I recently purchased some components from you. Am making a reed switch motor with different design, and have a few questions regarding the transistor. The one showing in your tutorial shows the base pin in the middle, the one purchased from you is a TP107-707 Darlington unit which has the base pin on the 1left side position. That’s not a problem.
I am unsure if the load should be on the collector or the emitter pin, since I see different configurations on U-Tube using the PNP design.. It seems the emitter should be the power source. Please advise..Thanks: Al
I am not sure where you found the base in the middle in our tutorial. If you are talking about the picture in “How it works” section – this is how the transistor is typically drawn and it does not represent the pin layout which may be different for different transistors. The correct pin layout is shown in assembly diagram for kit #5 (reed switch motor with transistor).

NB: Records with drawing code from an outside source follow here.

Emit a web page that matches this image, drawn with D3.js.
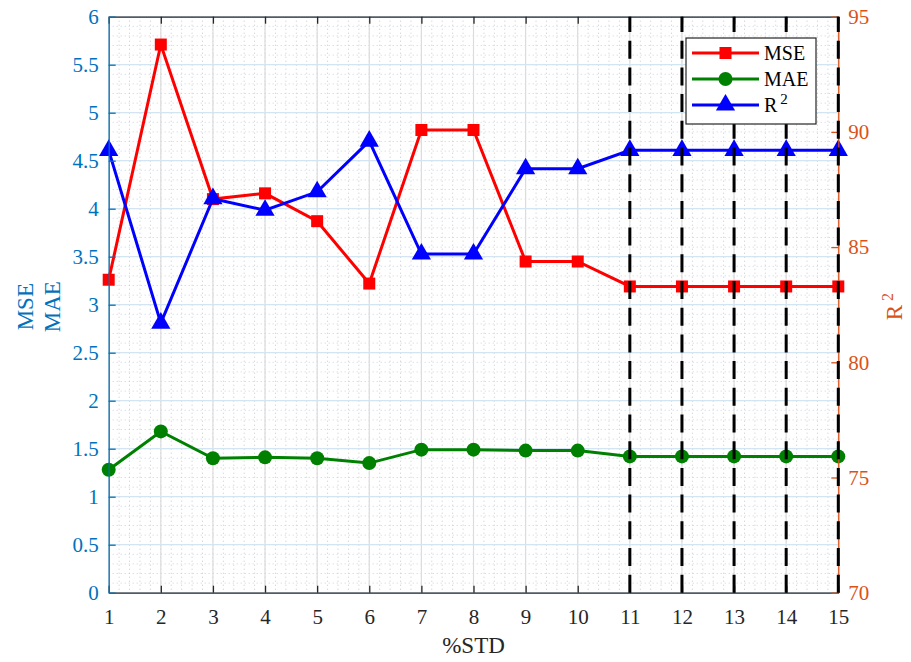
<!DOCTYPE html>
<html>
<head>
<meta charset="utf-8">
<script src="https://cdn.jsdelivr.net/npm/d3@7"></script>
<style>
  body { margin: 0; background: #fff; }
  text { font-family: "Liberation Serif", "Times New Roman", serif; }
</style>
</head>
<body>
<svg id="chart" width="911" height="662"></svg>
<script>
// data
const stdPct = [1, 2, 3, 4, 5, 6, 7, 8, 9, 10, 11, 12, 13, 14, 15];
const mse = [3.26, 5.71, 4.10, 4.16, 3.87, 3.22, 4.82, 4.82, 3.45, 3.45, 3.19, 3.19, 3.19, 3.19, 3.19];
const mae = [1.28, 1.68, 1.40, 1.41, 1.40, 1.35, 1.49, 1.49, 1.48, 1.48, 1.42, 1.42, 1.42, 1.42, 1.42];
const r2 = [89.2, 81.7, 87.1, 86.6, 87.4, 89.6, 84.7, 84.7, 88.4, 88.4, 89.2, 89.2, 89.2, 89.2, 89.2];
const dashedAt = [11, 12, 13, 14, 15];
const leftTicks = [0, 0.5, 1, 1.5, 2, 2.5, 3, 3.5, 4, 4.5, 5, 5.5, 6];
const rightTicks = [70, 75, 80, 85, 90, 95];

const leftColor = "#0072BD";
const rightColor = "#D95319";
const axisColor = "#262626";

const margin = { top: 16.7, right: 72.7, bottom: 69.3, left: 108.7 };
const width = 911 - margin.left - margin.right;
const height = 662 - margin.top - margin.bottom;

const svg = d3.select("#chart");
const g = svg.append("g")
    .attr("transform", "translate(" + margin.left + "," + margin.top + ")");

const x = d3.scaleLinear().domain([1, 15]).range([0, width]);
const yL = d3.scaleLinear().domain([0, 6]).range([height, 0]);
const yR = d3.scaleLinear().domain([70, 95]).range([height, 0]);

// minor grid (dotted)
const minorX = d3.range(1, 15.001, 0.2);
const minorY = d3.range(0, 6.001, 0.1);
g.append("g").selectAll("line")
    .data(minorX)
    .enter().append("line")
    .attr("x1", d => x(d)).attr("x2", d => x(d))
    .attr("y1", 0).attr("y2", height)
    .attr("stroke", "#c8c8c8")
    .attr("stroke-width", 1)
    .attr("stroke-dasharray", "1,3");
g.append("g").selectAll("line")
    .data(minorY)
    .enter().append("line")
    .attr("x1", 0).attr("x2", width)
    .attr("y1", d => yL(d)).attr("y2", d => yL(d))
    .attr("stroke", "#bcd6ec")
    .attr("stroke-width", 1)
    .attr("stroke-dasharray", "1,3");

// major grid
g.append("g").selectAll("line")
    .data(stdPct)
    .enter().append("line")
    .attr("x1", d => x(d)).attr("x2", d => x(d))
    .attr("y1", 0).attr("y2", height)
    .attr("stroke", "#dcdcdc")
    .attr("stroke-width", 1.2);
g.append("g").selectAll("line")
    .data(leftTicks)
    .enter().append("line")
    .attr("x1", 0).attr("x2", width)
    .attr("y1", d => yL(d)).attr("y2", d => yL(d))
    .attr("stroke", "#d3e5f3")
    .attr("stroke-width", 1.2);

// series lines + markers
const lineL = d3.line().x((d, i) => x(stdPct[i])).y(d => yL(d));
const lineR = d3.line().x((d, i) => x(stdPct[i])).y(d => yR(d));

g.append("path").datum(mse)
    .attr("d", lineL).attr("fill", "none")
    .attr("stroke", "#ff0000").attr("stroke-width", 3);
g.append("g").selectAll("rect")
    .data(mse)
    .enter().append("rect")
    .attr("x", (d, i) => x(stdPct[i]) - 6)
    .attr("y", d => yL(d) - 6)
    .attr("width", 12).attr("height", 12)
    .attr("fill", "#ff0000");

g.append("path").datum(mae)
    .attr("d", lineL).attr("fill", "none")
    .attr("stroke", "#008000").attr("stroke-width", 3);
g.append("g").selectAll("circle")
    .data(mae)
    .enter().append("circle")
    .attr("cx", (d, i) => x(stdPct[i]))
    .attr("cy", d => yL(d))
    .attr("r", 7)
    .attr("fill", "#008000");

const tri = d3.symbol().type(d3.symbolTriangle).size(160);
g.append("path").datum(r2)
    .attr("d", lineR).attr("fill", "none")
    .attr("stroke", "#0000ff").attr("stroke-width", 3);
g.append("g").selectAll("path")
    .data(r2)
    .enter().append("path")
    .attr("d", tri)
    .attr("transform", (d, i) => "translate(" + x(stdPct[i]) + "," + yR(d) + ")")
    .attr("fill", "#0000ff");

// axes
const xAxis = g.append("g")
    .attr("transform", "translate(0," + height + ")")
    .call(d3.axisBottom(x).tickValues(stdPct).tickSize(-7).tickPadding(16).tickSizeOuter(0));
xAxis.select(".domain").attr("stroke", axisColor).attr("stroke-width", 1.3);
xAxis.selectAll(".tick line").attr("stroke", axisColor).attr("stroke-width", 1.3);
xAxis.selectAll("text").attr("fill", axisColor).style("font-size", "21px")
    .style("font-family", "Liberation Serif");

const xTop = g.append("g")
    .call(d3.axisTop(x).tickValues(stdPct).tickSize(-7).tickFormat("").tickSizeOuter(0));
xTop.select(".domain").attr("stroke", axisColor).attr("stroke-width", 1.3);
xTop.selectAll(".tick line").attr("stroke", axisColor).attr("stroke-width", 1.3);

const leftAxis = g.append("g")
    .call(d3.axisLeft(yL).tickValues(leftTicks).tickFormat(d3.format("~g"))
        .tickSize(-7).tickPadding(10).tickSizeOuter(0));
leftAxis.select(".domain").attr("stroke", leftColor).attr("stroke-width", 1.3);
leftAxis.selectAll(".tick line").attr("stroke", leftColor).attr("stroke-width", 1.3);
leftAxis.selectAll("text").attr("fill", leftColor).style("font-size", "21px")
    .style("font-family", "Liberation Serif");

const rightAxis = g.append("g")
    .attr("transform", "translate(" + width + ",0)")
    .call(d3.axisRight(yR).tickValues(rightTicks).tickSize(-7).tickPadding(10).tickSizeOuter(0));
rightAxis.select(".domain").attr("stroke", rightColor).attr("stroke-width", 1.3);
rightAxis.selectAll(".tick line").attr("stroke", rightColor).attr("stroke-width", 1.3);
rightAxis.selectAll("text").attr("fill", rightColor).style("font-size", "21px")
    .style("font-family", "Liberation Serif");

// dashed vertical markers (drawn over data and axes)
g.append("g").selectAll("line")
    .data(dashedAt)
    .enter().append("line")
    .attr("x1", d => x(d)).attr("x2", d => x(d))
    .attr("y1", height).attr("y2", 0)
    .attr("stroke", "#000")
    .attr("stroke-width", 3)
    .attr("stroke-dasharray", "18,8.7");

// axis labels
g.append("text")
    .attr("x", width / 2).attr("y", height + 60)
    .attr("text-anchor", "middle")
    .attr("fill", axisColor)
    .style("font-size", "23px")
    .text("%STD");

const yLabel = g.append("text")
    .attr("transform", "translate(-76," + (height / 2 + 2) + ") rotate(-90)")
    .attr("text-anchor", "middle")
    .attr("fill", leftColor)
    .style("font-size", "23px");
yLabel.append("tspan").attr("x", 0).attr("dy", 0).text("MSE");
yLabel.append("tspan").attr("x", 0).attr("dy", 27).text("MAE");

const r2Label = g.append("text")
    .attr("transform", "translate(" + (width + 64) + "," + (height / 2 + 2) + ") rotate(-90)")
    .attr("text-anchor", "middle")
    .attr("fill", rightColor)
    .style("font-size", "23px");
r2Label.append("tspan").text("R");
r2Label.append("tspan").attr("dx", 4).attr("dy", -9).style("font-size", "16px").text("2");

// legend
const legendItems = ["MSE", "MAE", "R2"];
const legendColors = ["#ff0000", "#008000", "#0000ff"];
const legend = svg.append("g").attr("transform", "translate(686,38)");
legend.append("rect")
    .attr("width", 130).attr("height", 86)
    .attr("fill", "#fff")
    .attr("stroke", axisColor)
    .attr("stroke-width", 1.2);
const rows = legend.selectAll(".row")
    .data(legendItems)
    .enter().append("g")
    .attr("class", "row")
    .attr("transform", (d, i) => "translate(0," + (15 + i * 26) + ")");
rows.append("line")
    .attr("x1", 6).attr("x2", 73)
    .attr("stroke", (d, i) => legendColors[i])
    .attr("stroke-width", 3);
rows.each(function (d, i) {
    const r = d3.select(this);
    if (i === 0) {
        r.append("rect").attr("x", 33.5).attr("y", -6).attr("width", 12).attr("height", 12)
            .attr("fill", legendColors[i]);
    } else if (i === 1) {
        r.append("circle").attr("cx", 39.5).attr("r", 7).attr("fill", legendColors[i]);
    } else {
        r.append("path").attr("d", tri).attr("transform", "translate(39.5,0)")
            .attr("fill", legendColors[i]);
    }
});
const legendText = rows.append("text")
    .attr("x", 78).attr("y", 7)
    .attr("fill", "#000")
    .style("font-size", "20px");
legendText.filter((d, i) => i < 2).text(d => d);
legendText.filter((d, i) => i === 2).each(function () {
    const t = d3.select(this);
    t.append("tspan").text("R");
    t.append("tspan").attr("dx", 3).attr("dy", -8).style("font-size", "15px").text("2");
});
</script>
</body>
</html>
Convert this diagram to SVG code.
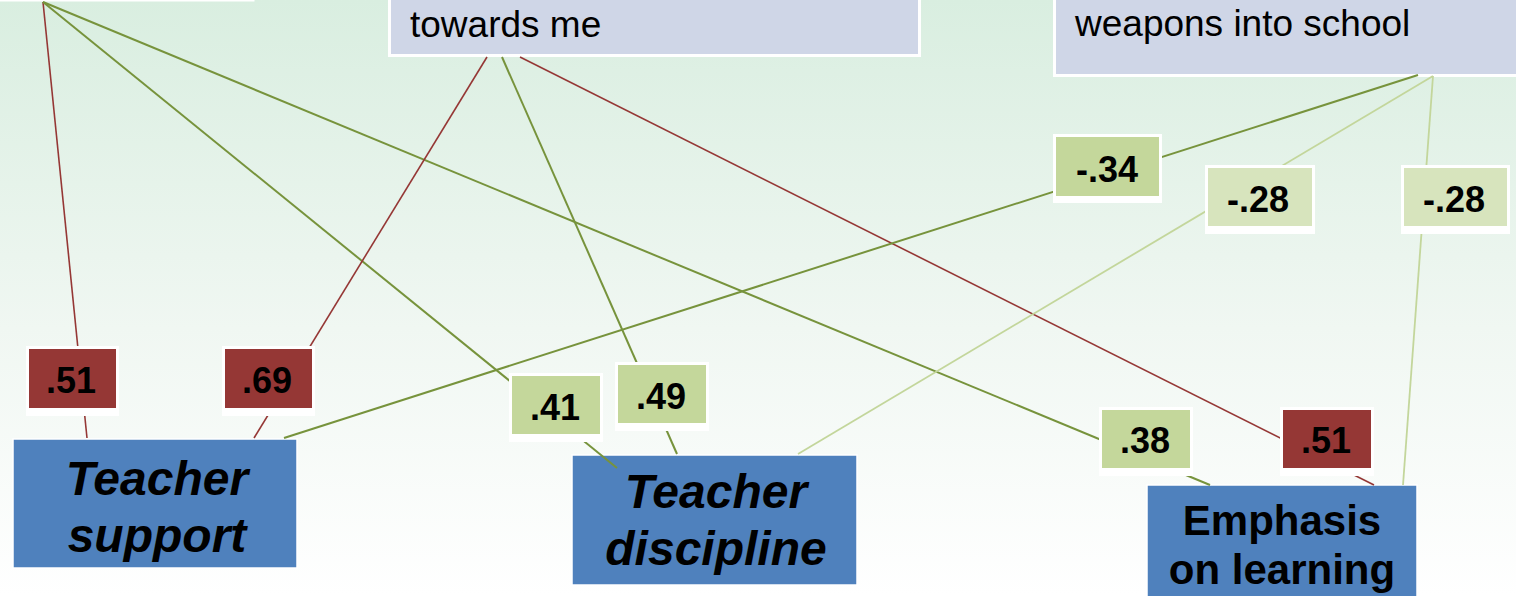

Technically the current flows through both collector and emitter so the load may be connected to either one. The diagram on our site is correct and works.
Thanks, and I was using the drawing. So which pin the Emmiter or Collector would offer if any greater amps or voltage, using 6 volts, I amp?? Thanks for all the help as I am new to transistors!!
It does not matter. Think of a transistor in this application as a switch that allows/blocks the current through the coil (load). Imagine a simple circuit. Just a battery and let’s say a light bulb. If you want to add a switch to this circuit it does not matter on which side of the light bulb it is connected.
It is more common to have a load connected to the collector but it will work either way.
Your current is defined by your power source voltage divided by resistance of the coil.
Thanks again!! Al
I want to say thank you for your advise, as I had a problem with my new motor cooking mag. Switches. I had 500 winds on my.electro magnet, and too much resistance at the mag. switch, too much current flowing through the system. The motor has lots of power, and I wanted to keep it that way. I was using motor without the Darlington transister. After installing the transister unit still powerful, but mag switch does not cook. So I assume the Base circuit works by lowering current.flow through mag. switch. So thank you!! Regards :AL
Thank you for posting! I learned a lot from this schematic. I’m going to modify it.
I want to replace the reed switch with a pickup coil. That would make it completely solid state. I will use an op amp to reference the pickup coil to ground.
I noticed that the permanent magnets had the same polarity. That’s interesting. I will use a microcontroller to read the state of the op amp but I might try to substitute one or two 555 timer IC’s for the micro.